A new study says that cyanobacteria - organisms that thrived on Earth before there was enough oxygen to block harmful ultraviolet light-could pave way for new and improved sunscreens.
The genes and enzymes responsible for producing sunscreen molecules in one such cyanobacterium have now been identified, a step towards making bio-inspired sun protection.
Also known as blue-green algae, cyanobacteria have existed on Earth for 3.4 billion years. They get their energy from sunlight via photosynthesis, but in doing so, they must expose themselves to UV radiation, which damages DNA molecules - a serious problem for early life, before the "great oxygenation event" around 2.4 billion years ago.
One way today's cyanobacteria combat UV exposure is to make small-molecule sunscreens called mycosporines and mycosporine-like amino acids (MAAs) that absorb the harmful rays.
Now, for the first time, Emily Balskus and Christopher Walsh of Harvard Medical School in Boston, Massachusetts, have found the genes and enzymes involved in the biosynthesis of these sunscreen molecules.
Using a genome-mining approach, the duo identified a gene cluster that could be responsible for making sunscreen molecules in a cyanobacterium called Anabaena variabilis.
To test the genes, they expressed the cluster in the bacterium Escherichia coli, which normally does not make sunscreen molecules.

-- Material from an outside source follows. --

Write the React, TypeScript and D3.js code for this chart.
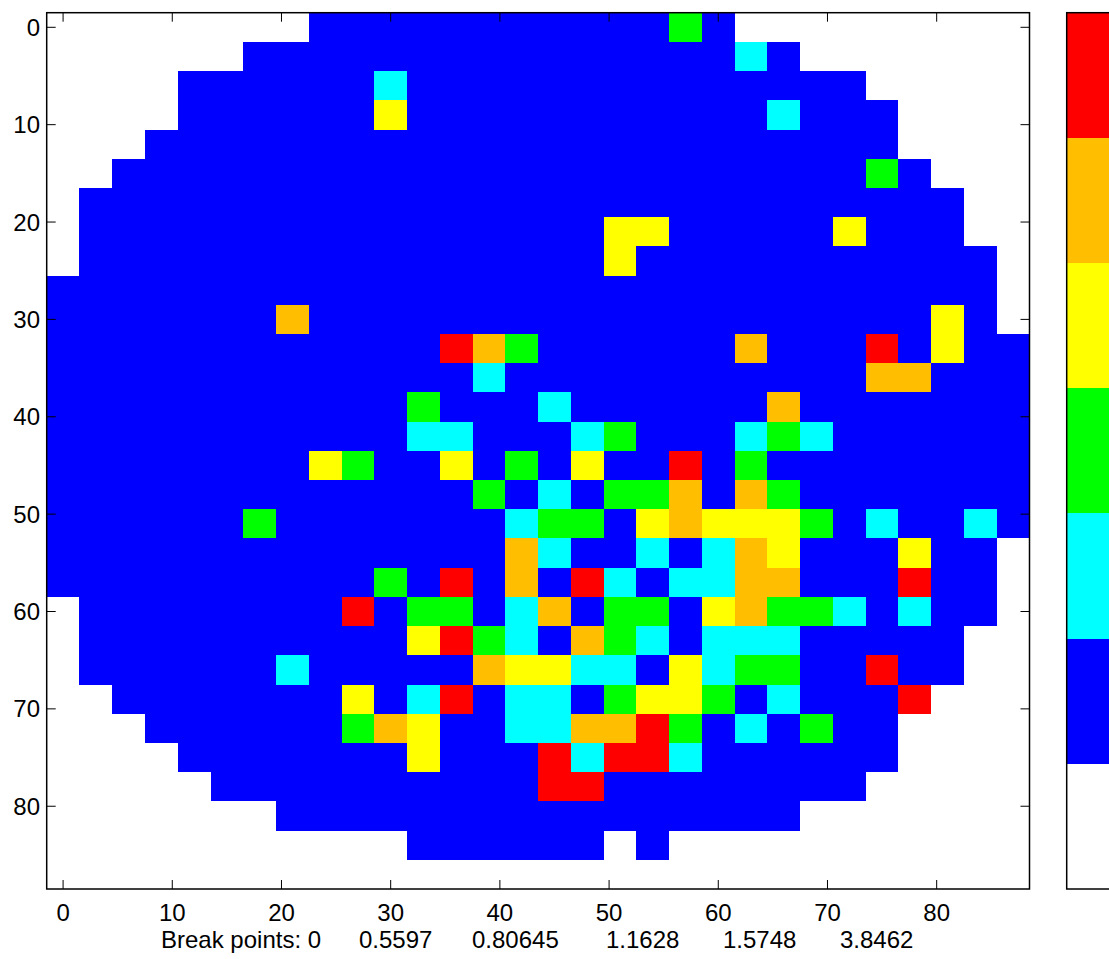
import React from "react";
import * as d3 from "d3";

// Class grid: rows top->bottom (y = 0,3,...,87), columns left->right (x = 0,3,...,87)
// '.' white (below first break), b blue, c cyan, g green, y yellow, o orange, r red
const gridRows: string[] = [
  "........bb bbbbbbbbbg b.........",
  "......bbbb bbbbbbbbbb bcb.......",
  "....bbbbbb cbbbbbbbbb bbbbb.....",
  "....bbbbbb ybbbbbbbbb bbcbbb....",
  "...bbbbbbb bbbbbbbbbb bbbbbb....",
  "..bbbbbbbb bbbbbbbbbb bbbbbgb...",
  ".bbbbbbbbb bbbbbbbbbb bbbbbbbb..",
  ".bbbbbbbbb bbbbbbbyyb bbbbybbb..",
  ".bbbbbbbbb bbbbbbbybb bbbbbbbbb.",
  "bbbbbbbbbb bbbbbbbbbb bbbbbbbbb.",
  "bbbbbbbobb bbbbbbbbbb bbbbbbbyb.",
  "bbbbbbbbbb bbrogbbbbb bobbbrbybb",
  "bbbbbbbbbb bbbcbbbbbb bbbbboobbb",
  "bbbbbbbbbb bgbbbcbbbb bbobbbbbbb",
  "bbbbbbbbbb bccbbbcgbb bcgcbbbbbb",
  "bbbbbbbbyg bbybgbybbr bgbbbbbbbb",
  "bbbbbbbbbb bbbgbcbggo bogbbbbbbb",
  "bbbbbbgbbb bbbbcggbyo yyygbcbbcb",
  "bbbbbbbbbb bbbbocbbcb coybbbybb.",
  "bbbbbbbbbb gbrbobrcbc coobbbrbb.",
  ".bbbbbbbbr bggbcobggb yoggcbcbb.",
  ".bbbbbbbbb byrgcbogcb cccbbbbb..",
  ".bbbbbbcbb bbboyyccby cggbbrbb..",
  "..bbbbbbby bcrbccbgyy gbcbbbr...",
  "...bbbbbbg oybbccoorg bcbgbb....",
  "....bbbbbb bybbbrcrrc bbbbbb....",
  ".....bbbbb bbbbbrrbbb bbbbb.....",
  ".......bbb bbbbbbbbbb bbb.......",
  ".......... .bbbbbb.b. ..........",
  ".......... .......... ..........",
];

const classKeys = [".", "b", "c", "g", "y", "o", "r"];
const classColors = ["#FFFFFF", "#0000FF", "#00FFFF", "#00FF00", "#FFFF00", "#FFBF00", "#FF0000"];
const breakPoints = [0, 0.5597, 0.80645, 1.1628, 1.5748, 3.8462];
const xTicks = [0, 10, 20, 30, 40, 50, 60, 70, 80];
const yTicks = [0, 10, 20, 30, 40, 50, 60, 70, 80];
const cellStep = 3;

// layout: left edges of the break-point label pieces
const breakLabelX = [161, 359, 472, 606, 723, 840];

const W = 1109;
const H = 959;
const FONT = "'Liberation Sans', Arial, Helvetica, sans-serif";
const FS = 24;

export default function App() {
  const rows = gridRows.map((r) => r.replace(/ /g, ""));
  const nRows = rows.length;
  const nCols = rows[0].length;
  const x = d3.scaleLinear().domain([-cellStep / 2, (nCols - 0.5) * cellStep]).range([46.7, 1029.5]);
  const y = d3.scaleLinear().domain([-cellStep / 2, (nRows - 0.5) * cellStep]).range([12.7, 889]);
  const color = d3.scaleOrdinal<string, string>().domain(classKeys).range(classColors);

  const cells: { key: string; x0: number; x1: number; y0: number; y1: number; fill: string }[] = [];
  rows.forEach((row, ri) => {
    row.split("").forEach((ch, ci) => {
      const cx = ci * cellStep;
      const cy = ri * cellStep;
      cells.push({
        key: `${ri}-${ci}`,
        x0: x(cx - cellStep / 2),
        x1: x(cx + cellStep / 2),
        y0: y(cy - cellStep / 2),
        y1: y(cy + cellStep / 2),
        fill: color(ch),
      });
    });
  });

  const [px0, px1] = x.range();
  const [py0, py1] = y.range();
  const tickLen = 9;

  const cbClasses = classKeys.slice().reverse();
  const cb = d3.scaleBand<string>().domain(cbClasses).range([py0, py1]);
  const cbX0 = 1066.7;
  const cbX1 = 1125;

  const pieces = breakPoints.map((b, i) => (i === 0 ? "Break points: " + String(b) : String(b)));

  return (
    <svg
      width={W}
      height={H}
      style={{ position: "absolute", left: 0, top: 0, background: "#fff" }}
      fontFamily={FONT}
    >
      <rect x={0} y={0} width={W} height={H} fill="#fff" />
      <g shapeRendering="crispEdges">
        {cells.map((c) => (
          <rect key={c.key} x={c.x0} y={c.y0} width={c.x1 - c.x0 + 0.4} height={c.y1 - c.y0 + 0.4} fill={c.fill} />
        ))}
      </g>
      <rect x={px0} y={py0} width={px1 - px0} height={py1 - py0} fill="none" stroke="#000" strokeWidth={1.5} />
      {xTicks.map((t) => (
        <g key={"xt" + t}>
          <line x1={x(t)} x2={x(t)} y1={py1} y2={py1 - tickLen} stroke="#000" strokeWidth={1} />
          <line x1={x(t)} x2={x(t)} y1={py0} y2={py0 + tickLen} stroke="#000" strokeWidth={1} />
          <text x={x(t)} y={921} textAnchor="middle" fontSize={FS} fill="#000">
            {t}
          </text>
        </g>
      ))}
      {yTicks.map((t) => (
        <g key={"yt" + t}>
          <line x1={px0} x2={px0 + tickLen} y1={y(t)} y2={y(t)} stroke="#000" strokeWidth={1} />
          <line x1={px1} x2={px1 - tickLen} y1={y(t)} y2={y(t)} stroke="#000" strokeWidth={1} />
          <text x={40} y={y(t) + 8.5} textAnchor="end" fontSize={FS} fill="#000">
            {t}
          </text>
        </g>
      ))}
      {pieces.map((p, i) => (
        <text key={"bp" + i} x={breakLabelX[i]} y={948} fontSize={FS} fill="#000">
          {p}
        </text>
      ))}
      <g shapeRendering="crispEdges">
        {cbClasses.map((k) => (
          <rect key={"cb" + k} x={cbX0} y={cb(k)!} width={cbX1 - cbX0} height={cb.bandwidth() + 0.5} fill={color(k)} />
        ))}
      </g>
      <rect x={cbX0} y={py0} width={cbX1 - cbX0} height={py1 - py0} fill="none" stroke="#000" strokeWidth={1.5} />
    </svg>
  );
}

Afterwards, the team found the bacteria could make the molecules.
They found that four enzymes were responsible for synthesising the MAA molecules.
Each MAA has two amino acids linked to a central organic group.
It is the amino-acid linkages that are important for determining the wavelength and strength of UV absorbance, they said.
"Our work could be a starting point for devising new routes to these molecules or analogues using a biocatalytic or biological engineering approach," New Scientist quoted Balskus as saying.
"We don't yet know if biological sunscreens will end up being any better than man-made sunscreen ingredients, since Helioguard is a relatively new product. But they do have the photochemical properties desirable in sunscreens," she added.
Bradley Moore of the University of California, San Diego, says the work solves a long-standing biosynthetic question concerning MAAs in diverse organisms.
"It's a beautiful study and a very illuminating one that may have applicability for the development of new sunscreens," he added.
The study has been published in the journal Science.